An un­re­cov­er­able catas­tro­phe would prob­a­bly oc­cur dur­ing some pe­riod of height­ened vuln­er­a­bil­ity—a con­flict be­tween states, a nat­u­ral dis­aster, a se­ri­ous cy­ber­at­tack, etc.---since that would be the first mo­ment that re­cov­ery is im­pos­si­ble and would cre­ate lo­cal shocks that could pre­cip­i­tate catas­tro­phe. The catas­tro­phe might look like a rapidly cas­cad­ing se­ries of au­toma­tion failures: A few au­to­mated sys­tems go off the rails in re­sponse to some lo­cal shock. As those sys­tems go off the rails, the lo­cal shock is com­pounded into a larger dis­tur­bance; more and more au­to­mated sys­tems move fur­ther from their train­ing dis­tri­bu­tion and start failing. Real­is­ti­cally this would prob­a­bly be com­pounded by wide­spread hu­man failures in re­sponse to fear and break­down of ex­ist­ing in­cen­tive sys­tems—many things start break­ing as you move off dis­tri­bu­tion, not just ML.

It is hard to see how un­aided hu­mans could re­main ro­bust to this kind of failure with­out an ex­plicit large-scale effort to re­duce our de­pen­dence on po­ten­tially brit­tle ma­chines, which might it­self be very ex­pen­sive.

I’d de­scribe this re­sult as “go­ing out with a bang.” It prob­a­bly re­sults in lots of ob­vi­ous de­struc­tion, and it leaves us no op­por­tu­nity to course-cor­rect af­ter­wards. In terms of im­me­di­ate con­se­quences it may not be eas­ily dis­t­in­guished from other kinds of break­down of com­plex /​ brit­tle /​ co-adapted sys­tems, or from con­flict (since there are likely to be many hu­mans who are sym­pa­thetic to AI sys­tems). From my per­spec­tive the key differ­ence be­tween this sce­nario and nor­mal ac­ci­dents or con­flict is that af­ter­wards we are left with a bunch of pow­er­ful in­fluence-seek­ing sys­tems, which are so­phis­ti­cated enough that we can prob­a­bly not get rid of them.
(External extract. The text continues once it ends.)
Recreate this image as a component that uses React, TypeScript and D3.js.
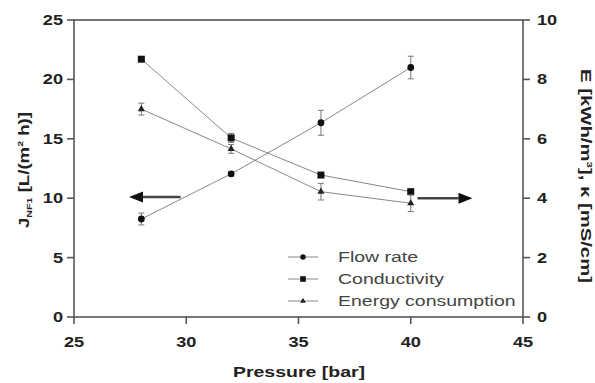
import React from "react";
import * as d3 from "d3";

// Pressure levels [bar]
const pressure = [28, 32, 36, 40];
// Permeate flux J_NF1 [L/(m² h)] (left axis) with standard deviation
const flowRate = [8.25, 12.05, 16.35, 21.0];
const flowRateErr = [0.5, 0.2, 1.05, 0.95];
// Conductivity κ [mS/cm] (right axis)
const conductivity = [8.68, 6.03, 4.78, 4.22];
const conductivityErr = [0.05, 0.15, 0.05, 0.05];
// Energy consumption E [kWh/m³] (right axis)
const energy = [7.0, 5.66, 4.22, 3.83];
const energyErr = [0.2, 0.15, 0.28, 0.28];

const xTicks = [25, 30, 35, 40, 45];
const leftTicks = [0, 5, 10, 15, 20, 25];
const rightTicks = [0, 2, 4, 6, 8, 10];
const legendLabels = ["Flow rate", "Conductivity", "Energy consumption"];

const W = 595;
const H = 383;
const SX = 1.3; // horizontal text stretch
const LEN_L = 1.33; // lengthwise stretch of the left vertical title
const LEN_R = 1.45; // lengthwise stretch of the right vertical title
const FONT = "Liberation Sans, Arial, Helvetica, sans-serif";
const AXIS = "#555";
const LINE = "#888";

const x = d3.scaleLinear().domain([25, 45]).range([74, 523]);
const yL = d3.scaleLinear().domain([0, 25]).range([317, 20]);
const yR = d3.scaleLinear().domain([0, 10]).range([317, 20]);

type Kind = "circle" | "square" | "triangle";

function Marker({ cx, cy, kind, scale = 1 }: { cx: number; cy: number; kind: Kind; scale?: number }) {
  if (kind === "circle") return <circle cx={cx} cy={cy} r={3.4 * scale} fill="#111" />;
  if (kind === "square") {
    const s = 7 * scale;
    return <rect x={cx - s / 2} y={cy - s / 2} width={s} height={s} fill="#111" />;
  }
  const p = d3.symbol(d3.symbolTriangle, 22 * scale * scale)();
  return <path d={p || ""} transform={`translate(${cx},${cy})`} fill="#222" />;
}

function Series({
  values,
  errs,
  y,
  kind,
}: {
  values: number[];
  errs: number[];
  y: d3.ScaleLinear<number, number>;
  kind: Kind;
}) {
  const line = d3
    .line<number>()
    .x((_, i) => x(pressure[i]))
    .y((v) => y(v));
  return (
    <g>
      <path d={line(values) || ""} fill="none" stroke={LINE} strokeWidth={1} />
      {values.map((v, i) => {
        const cx = x(pressure[i]);
        const y0 = y(v - errs[i]);
        const y1 = y(v + errs[i]);
        return (
          <g key={i} stroke="#777" strokeWidth={1}>
            <line x1={cx} x2={cx} y1={y0} y2={y1} />
            <line x1={cx - 3} x2={cx + 3} y1={y0} y2={y0} />
            <line x1={cx - 3} x2={cx + 3} y1={y1} y2={y1} />
          </g>
        );
      })}
      {values.map((v, i) => (
        <Marker key={i} cx={x(pressure[i])} cy={y(v)} kind={kind} />
      ))}
    </g>
  );
}

function Arrow({ from, to, y }: { from: number; to: number; y: number }) {
  const dir = Math.sign(to - from);
  const head = 14;
  const base = to - dir * head;
  return (
    <g>
      <line x1={from} x2={base} y1={y} y2={y} stroke="#444" strokeWidth={2.5} />
      <path d={`M${to},${y} L${base},${y - 5.5} L${base},${y + 5.5} Z`} fill="#111" />
    </g>
  );
}

export default function App() {
  return (
    <svg
      width={W}
      height={H}
      style={{ position: "absolute", left: 0, top: 0, background: "#fff" }}
      fontFamily={FONT}
    >
      {/* frame */}
      <rect x={x(25)} y={yL(25)} width={x(45) - x(25)} height={yL(0) - yL(25)} fill="none" stroke={AXIS} strokeWidth={1.6} />

      {/* left axis */}
      {leftTicks.map((t) => (
        <g key={t}>
          <line x1={x(25) - 7} x2={x(25)} y1={yL(t)} y2={yL(t)} stroke={AXIS} strokeWidth={1.6} />
          <text
            transform={`translate(${x(25) - 11},${yL(t) + 5}) scale(${SX},1)`}
            textAnchor="end"
            fontSize={14}
            fontWeight="bold"
            fill="#222"
          >
            {t}
          </text>
        </g>
      ))}

      {/* right axis */}
      {rightTicks.map((t) => (
        <g key={t}>
          <line x1={x(45)} x2={x(45) + 7} y1={yR(t)} y2={yR(t)} stroke={AXIS} strokeWidth={1.6} />
          <text
            transform={`translate(${x(45) + 14},${yR(t) + 5}) scale(${SX},1)`}
            textAnchor="start"
            fontSize={14}
            fontWeight="bold"
            fill="#222"
          >
            {t}
          </text>
        </g>
      ))}

      {/* bottom axis */}
      {xTicks.map((t) => (
        <g key={t}>
          <line x1={x(t)} x2={x(t)} y1={yL(0)} y2={yL(0) + 7} stroke={AXIS} strokeWidth={1.6} />
          <text
            transform={`translate(${x(t)},${347}) scale(${SX},1)`}
            textAnchor="middle"
            fontSize={14}
            fontWeight="bold"
            fill="#222"
          >
            {t}
          </text>
        </g>
      ))}

      {/* axis titles */}
      <text
        transform={`translate(${299},${377}) scale(${SX},1)`}
        textAnchor="middle"
        fontSize={15}
        fontWeight="bold"
        fill="#222"
      >
        Pressure [bar]
      </text>
      <text
        transform={`translate(${29},${170}) rotate(-90) scale(${LEN_L},1)`}
        textAnchor="middle"
        fontSize={14}
        fontWeight="bold"
        fill="#222"
      >
        J
        <tspan fontSize={8} dy={3}>NF1</tspan>
        <tspan dy={-3}> [L/(m</tspan>
        <tspan fontSize={8} dy={-6}>2</tspan>
        <tspan dy={6}> h)]</tspan>
      </text>
      <text
        transform={`translate(${581},${176}) rotate(90) scale(${LEN_R},1)`}
        textAnchor="middle"
        fontSize={14}
        fontWeight="bold"
        fill="#222"
      >
        E [kWh/m
        <tspan fontSize={8} dy={-6}>3</tspan>
        <tspan dy={6}>], κ [mS/cm]</tspan>
      </text>

      {/* data */}
      <Series values={conductivity} errs={conductivityErr} y={yR} kind="square" />
      <Series values={energy} errs={energyErr} y={yR} kind="triangle" />
      <Series values={flowRate} errs={flowRateErr} y={yL} kind="circle" />

      {/* axis pointers */}
      <Arrow from={x(29.75)} to={x(27.45)} y={yL(10.1)} />
      <Arrow from={x(40.3)} to={x(42.75)} y={yR(4.0)} />

      {/* legend */}
      {legendLabels.map((label, i) => {
        const ly = 257 + i * 22;
        const kinds: Kind[] = ["circle", "square", "triangle"];
        return (
          <g key={label}>
            <line x1={288} x2={318} y1={ly} y2={ly} stroke={LINE} strokeWidth={1} />
            <Marker cx={303} cy={ly} kind={kinds[i]} scale={0.8} />
            <text
              transform={`translate(${338},${ly + 5}) scale(${SX},1)`}
              fontSize={15}
              fill="#444"
            >
              {label}
            </text>
          </g>
        );
      })}
    </svg>
  );
}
It’s also pos­si­ble to meet a similar fate re­sult with­out any overt catas­tro­phe (if we last long enough). As law en­force­ment, gov­ern­ment bu­reau­cra­cies, and mil­i­taries be­come more au­to­mated, hu­man con­trol be­comes in­creas­ingly de­pen­dent on a com­pli­cated sys­tem with lots of mov­ing parts. One day lead­ers may find that de­spite their nom­i­nal au­thor­ity they don’t ac­tu­ally have con­trol over what these in­sti­tu­tions do. For ex­am­ple, mil­i­tary lead­ers might is­sue an or­der and find it is ig­nored. This might im­me­di­ately prompt panic and a strong re­sponse, but the re­sponse it­self may run into the same prob­lem, and at that point the game may be up.

Similar blood­less rev­olu­tions are pos­si­ble if in­fluence-seek­ers op­er­ate legally, or by ma­nipu­la­tion and de­cep­tion, or so on. Any pre­cise vi­sion for catas­tro­phe will nec­es­sar­ily be highly un­likely. But if in­fluence-seek­ers are rou­tinely in­tro­duced by pow­er­ful ML and we are not able to se­lect against them, then it seems like things won’t go well.